ABSTRACT

Reasonable people try to adapt their ideas so as to make them conform with their world; to ‘fit in’. The unreasonable struggle to change their world in accordance to their ideas. This is how George Bernard Shaw (the acerbic Irish socialist, intellectual, playwright, pamphleteer, etc.) used irony in order to give ‘reasonableness’ a bad name. Indeed it takes big ideas (or megalomania) to want to change the world. Perhaps Shaw is right: to think such ideas one must be unreasonable. But can people’s ideas really change the world? John Maynard Keynes, perhaps the greatest twentieth-century economist, thought so (see next box). Others (like the revolutionary Friedrich Engels) put their hopes for a better world in the lap of history and its capacity for changing technological opportunities, social structure and, finally, men’s and women’s ideas about their world.

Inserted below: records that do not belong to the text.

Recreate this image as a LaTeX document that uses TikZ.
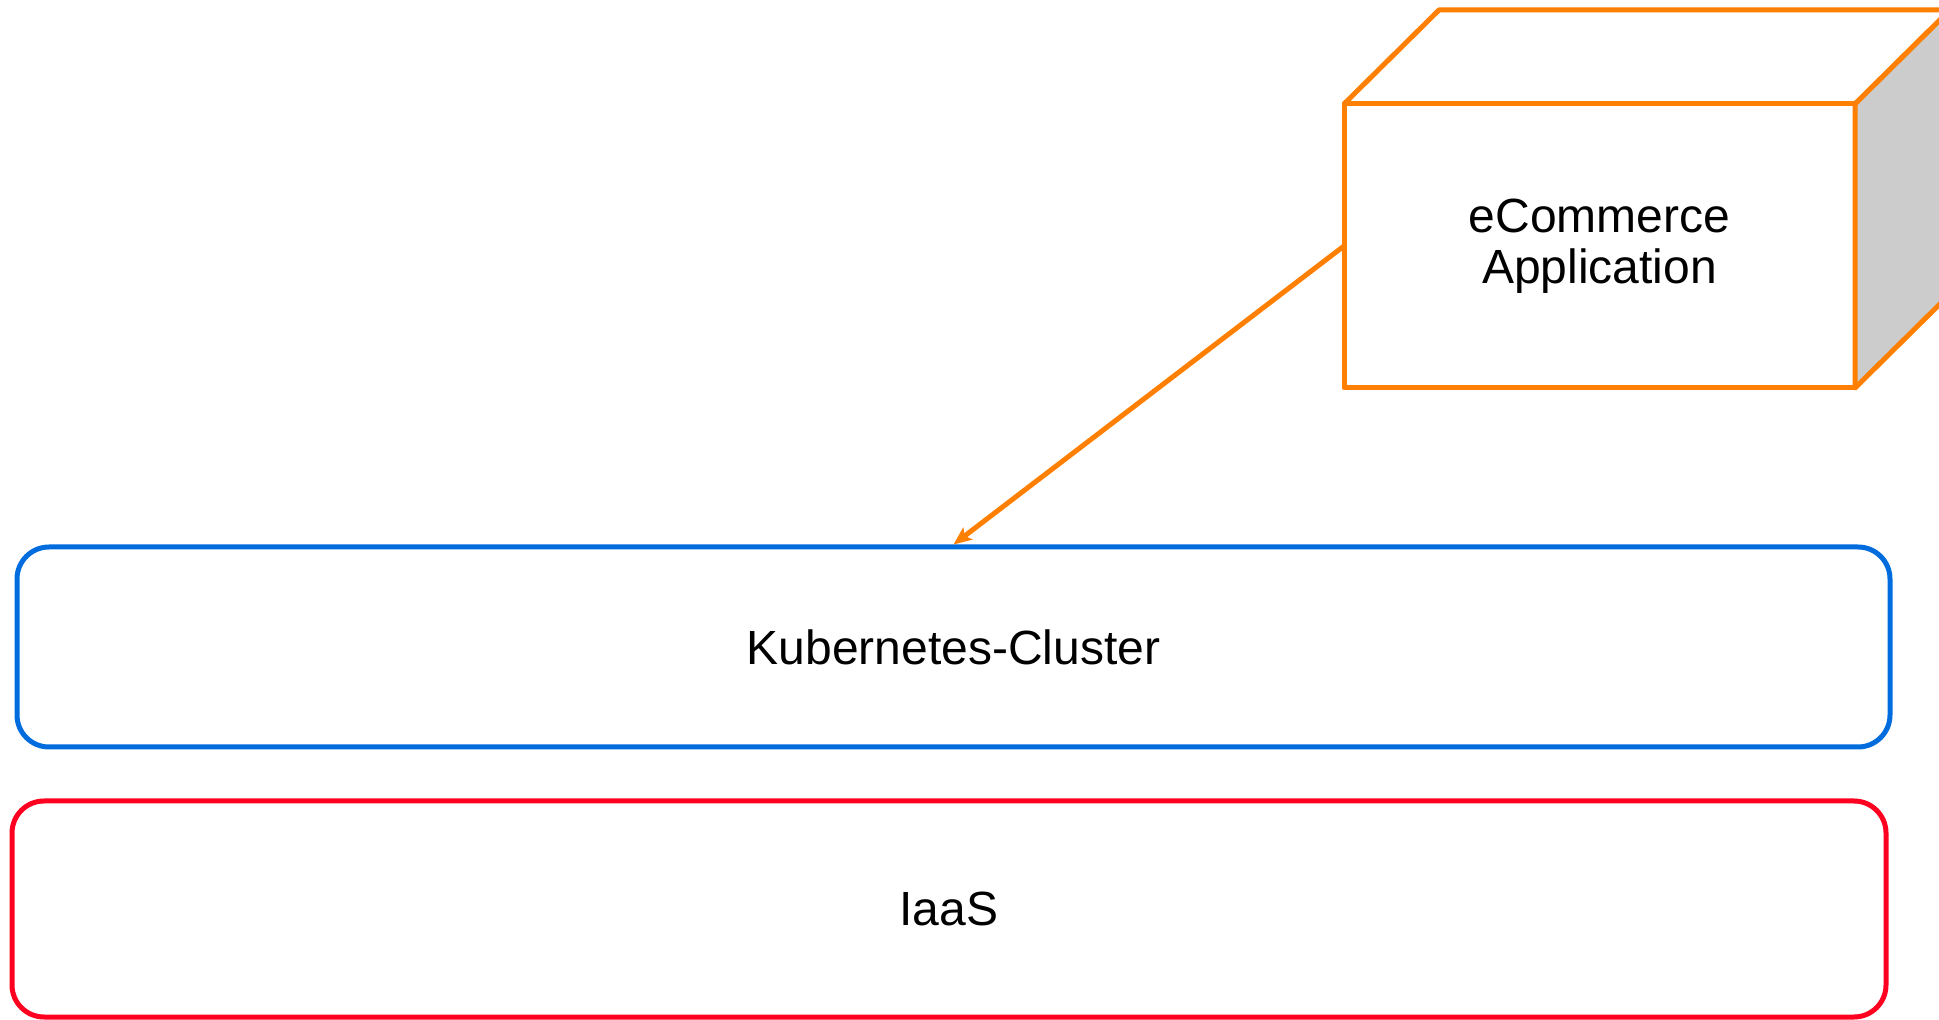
\documentclass[tikz,border=0pt]{standalone}
\usepackage{fontspec}
\setmainfont{Liberation Sans}
\usetikzlibrary{arrows.meta}

\definecolor{apporange}{RGB}{255,128,0}
\definecolor{k8sblue}{RGB}{0,108,222}
\definecolor{iaasred}{RGB}{255,0,32}
\definecolor{sidegray}{RGB}{204,204,204}

\tikzset{
    layer/.style={rectangle, rounded corners=16pt, line width=2.5pt, draw, align=center},
    face/.style={line width=2.5pt, draw=apporange, line join=round},
}

\begin{document}
\begin{tikzpicture}[x=0.5pt, y=-0.5pt, font=\fontsize{24}{25.5}\selectfont]
                \useasboundingbox (0,0) rectangle (1939,1020);
                \clip (0,0) rectangle (1939,1020);

                \node[layer, draw=k8sblue, minimum width=936.5pt, minimum height=100pt] (K) at (953.5,647) {Kubernetes-Cluster};
                \node[layer, draw=iaasred, minimum width=937pt, minimum height=108pt] (I) at (949,909) {IaaS};

                % cube for the application
                \node[face, rectangle, outer sep=0pt, align=center, minimum width=255.5pt, minimum height=142pt] (app) at (1599.5,246) {eCommerce\\Application};
                \draw[face] (app.north west) -- ++(95,-94) -- ++(511,0) -- (app.north east);
                \draw[face, fill=sidegray] (app.north east) -- ++(95,-94) -- ++(0,284) -- (app.south east) -- cycle;

                \draw[face, -{Stealth[length=9pt, width=7.5pt, inset=2pt]}] (app.west) -- (K.north);
            \end{tikzpicture}
\end{document}
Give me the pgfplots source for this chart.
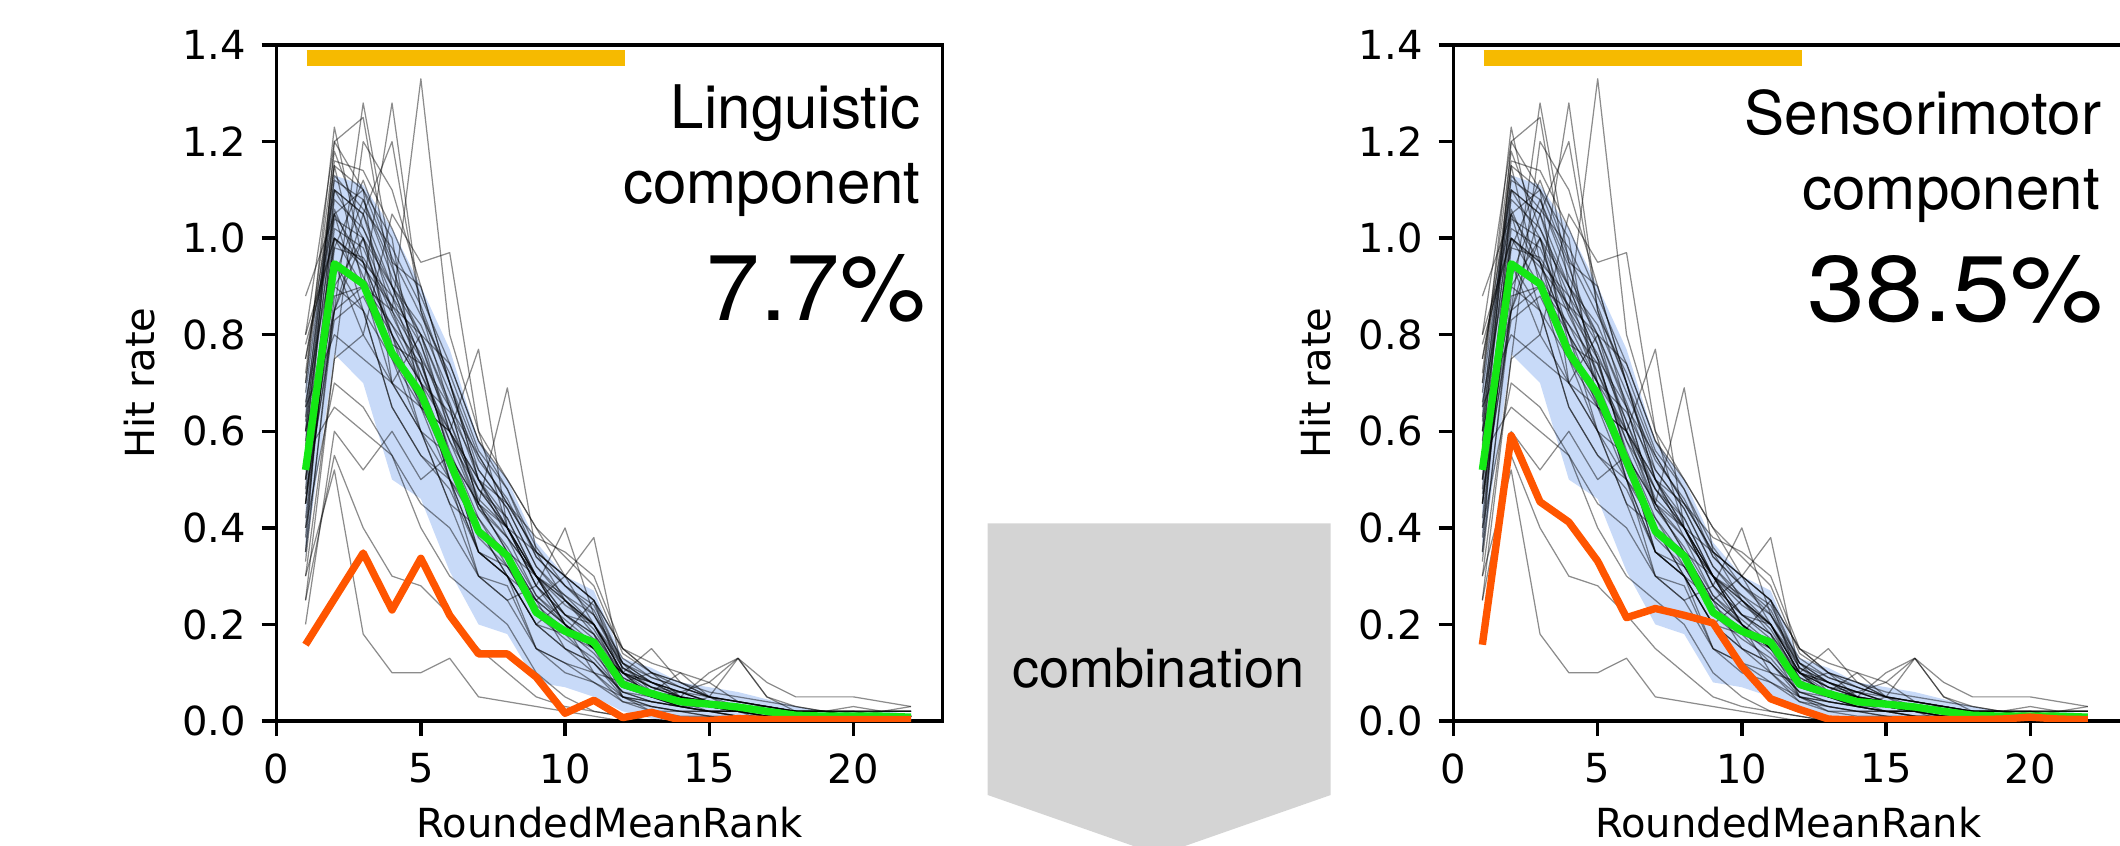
\documentclass[border=0pt]{standalone}
\usepackage{fontspec}
\setmainfont{DejaVu Sans}
\newfontfamily\hv{TeX Gyre Heros}
\usepackage{pgfplots}
\pgfplotsset{compat=1.18}
\definecolor{mygreen}{RGB}{20,232,20}
\definecolor{myorange}{RGB}{255,85,0}
\definecolor{mygold}{RGB}{246,186,0}
\definecolor{myband}{RGB}{200,218,248}
\definecolor{arrowgray}{RGB}{212,212,212}

\tikzset{
  ann/.style={anchor=base east, inner sep=0pt, font=\hv\fontsize{17.1}{20}\selectfont},
  big/.style={anchor=base east, inner sep=0pt, font=\hv\fontsize{26.5}{30}\selectfont},
}

\pgfplotsset{
  grayl/.style={black, opacity=0.45, line width=0.35pt, line join=round},
  panel/.style={
    scale only axis, height=6.76cm, xmin=0, ymin=0, ymax=1.4,
    axis line style={line width=0.95pt},
    major tick style={line width=0.95pt, black},
    major tick length=0.15cm,
    tick align=outside, tick pos=left,
    xtick={0,5,10,15,20}, ytick={0,0.2,0.4,0.6,0.8,1.0,1.2,1.4},
    yticklabel style={/pgf/number format/fixed, /pgf/number format/fixed zerofill, /pgf/number format/precision=1, xshift=-1pt},
    /pgf/number format/assume math mode=true,
    ticklabel style={font=\fontsize{11.4}{13}\selectfont},
    xticklabel style={yshift=-1.5pt},
    label style={font=\fontsize{11.4}{13}\selectfont},
    xlabel={RoundedMeanRank}, ylabel={Hit rate},
    xlabel style={at={(axis description cs:0.5,-0.172)}, anchor=base, inner sep=0pt},
    ylabel style={at={(axis description cs:-0.1842,0.5)}, anchor=base},
  },
}

\newcommand{\gl}[1]{\addplot[grayl] table[x expr=\coordindex+1, y index=0, header=false, row sep=\\] {#1};}

\newcommand{\band}{%
\addplot[fill=myband, draw=none] coordinates {
(1,.70)(2,1.13)(3,1.11)(4,1.02)(5,.90)(6,.77)(7,.58)(8,.50)(9,.37)(10,.30)(11,.27)(12,.13)(13,.11)(14,.08)(15,.07)(16,.06)(17,.045)(18,.03)(19,.02)(20,.02)(21,.02)(22,.015)
(22,0)(21,0)(20,0)(19,0)(18,0)(17,0)(16,0)(15,0)(14,0)(13,.005)(12,.02)(11,.05)(10,.07)(9,.08)(8,.18)(7,.20)(6,.31)(5,.46)(4,.50)(3,.70)(2,.76)(1,.34)
} -- cycle;}

\newcommand{\graylines}{%
\gl{.35\\1.10\\1.05\\.90\\.75\\.55\\.40\\.30\\.20\\.15\\.12\\.05\\.03\\.02\\.02\\.01\\0\\0\\0\\0\\0\\0\\}
\gl{.70\\1.23\\.95\\.80\\.65\\.60\\.45\\.35\\.25\\.20\\.15\\.10\\.05\\.03\\.02\\.02\\.01\\.01\\0\\0\\0\\0\\}
\gl{.50\\.85\\1.28\\.95\\.70\\.50\\.35\\.30\\.20\\.25\\.18\\.05\\.04\\.03\\.05\\.02\\.01\\0\\.01\\0\\0\\.01\\}
\gl{.80\\1.00\\.90\\1.28\\.85\\.65\\.45\\.40\\.28\\.20\\.10\\.08\\.10\\.05\\.03\\.02\\.02\\.01\\.01\\.01\\0\\0\\}
\gl{.45\\.90\\1.00\\.85\\1.33\\.80\\.60\\.40\\.30\\.25\\.20\\.10\\.07\\.06\\.04\\.03\\.02\\.02\\.01\\.01\\.01\\.01\\}
\gl{.60\\1.15\\1.10\\.70\\.60\\.45\\.40\\.35\\.22\\.18\\.25\\.08\\.05\\.04\\.02\\.02\\0\\0\\0\\0\\0\\0\\}
\gl{.25\\.75\\1.20\\1.10\\.90\\.70\\.55\\.45\\.35\\.30\\.20\\.12\\.06\\.05\\.03\\.03\\.02\\.01\\.01\\.02\\.01\\0\\}
\gl{.88\\1.05\\.85\\.65\\.55\\.50\\.30\\.28\\.15\\.10\\.08\\.05\\.02\\.02\\.01\\0\\0\\0\\0\\0\\0\\0\\}
\gl{.40\\.95\\.80\\1.05\\.95\\.97\\.60\\.50\\.40\\.30\\.25\\.15\\.10\\.08\\.05\\.04\\.03\\.02\\.02\\.01\\.01\\.01\\}
\gl{.30\\.52\\.18\\.10\\.10\\.13\\.05\\.04\\.03\\.02\\.01\\0\\0\\0\\0\\0\\0\\0\\0\\0\\0\\0\\}
\gl{.55\\1.00\\.95\\.75\\.60\\.50\\.35\\.30\\.25\\.30\\.38\\.10\\.08\\.06\\.08\\.04\\.03\\.02\\.01\\.01\\.02\\.02\\}
\gl{.65\\.80\\.75\\.70\\.80\\.60\\.77\\.40\\.30\\.20\\.15\\.05\\.04\\.03\\.02\\.01\\.01\\0\\0\\0\\0\\0\\}
\gl{.20\\.60\\.52\\.60\\.50\\.55\\.45\\.69\\.35\\.25\\.20\\.10\\.05\\.06\\.04\\.03\\.02\\.01\\.01\\0\\0\\0\\}
\gl{.75\\1.10\\1.00\\.80\\.70\\.50\\.40\\.30\\.20\\.15\\.10\\.05\\.03\\.02\\.01\\.01\\.01\\0\\0\\0\\0\\0\\}
\gl{.50\\1.20\\1.25\\.90\\.75\\.55\\.35\\.30\\.20\\.18\\.15\\.08\\.05\\.04\\.03\\.02\\.02\\.01\\.01\\.01\\.01\\0\\}
\gl{.40\\.70\\.65\\.55\\.45\\.40\\.30\\.25\\.28\\.40\\.22\\.12\\.08\\.05\\.10\\.13\\.05\\.03\\.02\\.03\\.02\\.03\\}
\gl{.60\\1.05\\1.10\\1.00\\.65\\.60\\.50\\.38\\.30\\.20\\.15\\.08\\.06\\.10\\.05\\.03\\.02\\.02\\.01\\0\\0\\0\\}
\gl{.45\\.95\\.85\\.65\\.55\\.48\\.35\\.30\\.15\\.12\\.10\\.04\\.03\\.02\\.02\\.01\\0\\0\\0\\0\\0\\0\\}
\gl{.70\\1.15\\.90\\.85\\.75\\.65\\.55\\.45\\.38\\.35\\.30\\.15\\.10\\.07\\.05\\.04\\.03\\.02\\.02\\.01\\.01\\.01\\}
\gl{.35\\.85\\1.05\\1.20\\.85\\.70\\.50\\.40\\.30\\.20\\.15\\.10\\.15\\.08\\.05\\.13\\.05\\.02\\.02\\.01\\.01\\.01\\}
\gl{.55\\.65\\.60\\.55\\.40\\.30\\.25\\.20\\.10\\.05\\.02\\.01\\0\\0\\0\\0\\0\\0\\0\\0\\0\\0\\}
\gl{.80\\1.20\\1.10\\.95\\.90\\.70\\.50\\.45\\.35\\.30\\.25\\.12\\.08\\.06\\.04\\.03\\.02\\.02\\.01\\.01\\.01\\.01\\}
\gl{.30\\.75\\.80\\.70\\.60\\.55\\.40\\.35\\.30\\.25\\.20\\.08\\.05\\.04\\.03\\.02\\.02\\.01\\.01\\.01\\0\\0\\}
\gl{.65\\1.10\\1.05\\.85\\.70\\.55\\.45\\.35\\.25\\.20\\.15\\.10\\.06\\.05\\.04\\.03\\.03\\.02\\.02\\.02\\.02\\.02\\}
\gl{.50\\.90\\.85\\.75\\.65\\.55\\.35\\.32\\.22\\.18\\.12\\.06\\.04\\.03\\.02\\.02\\.01\\.01\\0\\0\\0\\0\\}
\gl{.45\\1.00\\.95\\.80\\.60\\.45\\.30\\.25\\.15\\.12\\.08\\.04\\.02\\.01\\.01\\0\\0\\0\\0\\0\\0\\0\\}
\gl{.60\\.85\\1.00\\.90\\.80\\.65\\.45\\.38\\.30\\.22\\.18\\.10\\.07\\.05\\.03\\.02\\.02\\.01\\.01\\.01\\.01\\.01\\}
\gl{.25\\.55\\.40\\.30\\.28\\.22\\.15\\.10\\.05\\.03\\.02\\.01\\0\\0\\0\\0\\0\\0\\0\\0\\0\\0\\}
\gl{.75\\1.05\\.95\\.88\\.72\\.60\\.48\\.40\\.30\\.22\\.20\\.10\\.08\\.05\\.04\\.03\\.02\\.02\\.02\\.02\\.02\\.02\\}
\gl{.55\\.95\\.90\\.70\\.65\\.50\\.42\\.32\\.25\\.15\\.12\\.06\\.05\\.03\\.02\\.02\\.01\\.01\\.01\\0\\0\\0\\}
\gl{.45\\.85\\.90\\.80\\.70\\.60\\.50\\.40\\.35\\.30\\.25\\.15\\.12\\.10\\.08\\.13\\.08\\.05\\.05\\.05\\.04\\.03\\}
\gl{.62\\1.08\\1.02\\.88\\.78\\.62\\.48\\.40\\.28\\.22\\.18\\.09\\.06\\.04\\.03\\.02\\.02\\.01\\.01\\.01\\.01\\.01\\}
\gl{.48\\1.02\\.98\\.84\\.72\\.58\\.44\\.36\\.26\\.20\\.16\\.07\\.05\\.04\\.03\\.02\\.01\\.01\\.01\\0\\0\\0\\}
\gl{.68\\1.12\\1.08\\.92\\.80\\.66\\.50\\.42\\.30\\.24\\.20\\.10\\.07\\.05\\.04\\.03\\.02\\.02\\.01\\.01\\.01\\.01\\}
\gl{.38\\.98\\.96\\.86\\.76\\.62\\.46\\.40\\.28\\.22\\.17\\.08\\.06\\.04\\.03\\.02\\.02\\.01\\.01\\.01\\0\\0\\}
\gl{.58\\1.06\\.92\\.82\\.70\\.64\\.52\\.44\\.32\\.26\\.22\\.11\\.08\\.06\\.04\\.03\\.02\\.02\\.01\\.01\\.01\\.01\\}
\gl{.72\\1.18\\1.02\\.90\\.82\\.68\\.54\\.46\\.34\\.28\\.24\\.12\\.09\\.07\\.05\\.04\\.03\\.02\\.02\\.02\\.01\\.01\\}
\gl{.42\\.92\\1.08\\.94\\.78\\.60\\.44\\.38\\.26\\.21\\.16\\.08\\.05\\.03\\.02\\.02\\.01\\.01\\0\\0\\0\\0\\}
\gl{.52\\1.04\\1.00\\.78\\.74\\.56\\.42\\.34\\.24\\.19\\.14\\.07\\.05\\.03\\.03\\.02\\.01\\.01\\.01\\.01\\0\\0\\}
\gl{.66\\.98\\1.12\\.96\\.84\\.72\\.56\\.48\\.36\\.28\\.22\\.13\\.09\\.07\\.05\\.04\\.03\\.02\\.02\\.02\\.02\\.02\\}
\gl{.33\\.88\\.90\\.82\\.74\\.58\\.48\\.42\\.30\\.26\\.20\\.11\\.07\\.05\\.04\\.03\\.02\\.02\\.01\\.01\\.01\\.01\\}
\gl{.57\\1.13\\1.06\\.98\\.86\\.70\\.52\\.44\\.32\\.25\\.19\\.09\\.06\\.05\\.04\\.03\\.02\\.01\\.01\\.01\\.01\\.01\\}
\gl{.78\\1.00\\.94\\.86\\.80\\.74\\.58\\.50\\.40\\.34\\.28\\.14\\.10\\.08\\.06\\.05\\.04\\.03\\.02\\.02\\.02\\.02\\}
\gl{.47\\.83\\.88\\.76\\.66\\.52\\.38\\.32\\.22\\.17\\.13\\.06\\.04\\.03\\.02\\.01\\.01\\.01\\0\\0\\0\\0\\}
\gl{.63\\1.16\\1.14\\1.02\\.88\\.74\\.58\\.48\\.34\\.28\\.23\\.11\\.08\\.06\\.05\\.04\\.03\\.02\\.02\\.01\\.01\\.01\\}
}

\newcommand{\greenline}{%
\addplot[mygreen, line width=2.1pt, line join=round] coordinates {
(1,.52)(2,.947)(3,.905)(4,.762)(5,.678)(6,.538)(7,.393)(8,.342)(9,.225)(10,.186)(11,.163)(12,.076)(13,.057)(14,.040)(15,.035)(16,.029)(17,.020)(18,.012)(19,.010)(20,.010)(21,.010)(22,.008)};}

\newcommand{\goldbar}{%
\addplot[mygold, line width=4.6pt] coordinates {(1.04,1.3733)(12.08,1.3733)};}

\begin{document}
\begin{tikzpicture}
\useasboundingbox (0,0) rectangle (21.2,8.45);
\clip (0,0) rectangle (21.2,8.45);

% combination arrow
\fill[arrowgray] (9.877,3.217) -- (13.307,3.217) -- (13.307,0.50) -- (11.592,-0.10) -- (9.877,0.50) -- cycle;
\node[anchor=base, inner sep=0pt, font=\hv\fontsize{15.4}{18}\selectfont] at (11.585,1.58) {combination};

% left panel
\begin{axis}[panel, at={(2.767cm,1.24cm)}, anchor=south west, width=6.66cm, xmax=23.1]
\band
\graylines
\greenline
\addplot[myorange, line width=2.1pt, line join=round] coordinates {
(1,.158)(2,.253)(3,.348)(4,.230)(5,.337)(6,.219)(7,.139)(8,.139)(9,.091)(10,.016)(11,.043)(12,.007)(13,.018)(14,.002)(15,.001)(16,.005)(17,.003)(18,.003)(19,.003)(20,.003)(21,.003)(22,.003)};
\goldbar
\node[ann] at (axis description cs:0.9685,0.8766) {Linguistic};
\node[ann] at (axis description cs:0.968,0.7655) {component};
\node[big] at (axis description cs:0.975,0.5926) {\scalebox{1.03}[1]{7.7\%}};
\end{axis}

% right panel
\begin{axis}[panel, at={(14.535cm,1.24cm)}, anchor=south west, width=6.695cm, xmax=23.22]
\band
\graylines
\greenline
\addplot[myorange, line width=2.1pt, line join=round] coordinates {
(1,.158)(2,.591)(3,.454)(4,.412)(5,.331)(6,.214)(7,.233)(8,.219)(9,.203)(10,.113)(11,.046)(12,.024)(13,.004)(14,.002)(15,.002)(16,.003)(17,.003)(18,.003)(19,.004)(20,.008)(21,.004)(22,.003)};
\goldbar
\node[ann] at (axis description cs:0.9682,0.8677) {Sensorimotor};
\node[ann] at (axis description cs:0.9665,0.757) {component};
\node[big] at (axis description cs:0.972,0.591) {\scalebox{1.12}[1]{38.5\%}};
\end{axis}
\end{tikzpicture}
\end{document}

Yet in the end, it matters little whether history is shaped by ideas or ideas by history. As the French postmodern philosopher Michel Foucault (1926-84) pointed out, even if ideas do not change the world, the fact that we have them thwarts ‘madmen in authority’ and hinders them from getting away with murder. Ideas are a crucial ingredient of what we call society (regardless of whether they are an input into or an output of the historical process). If economics courses and textbooks matter they do so because they wilfully toy with our ideas about the world we live in.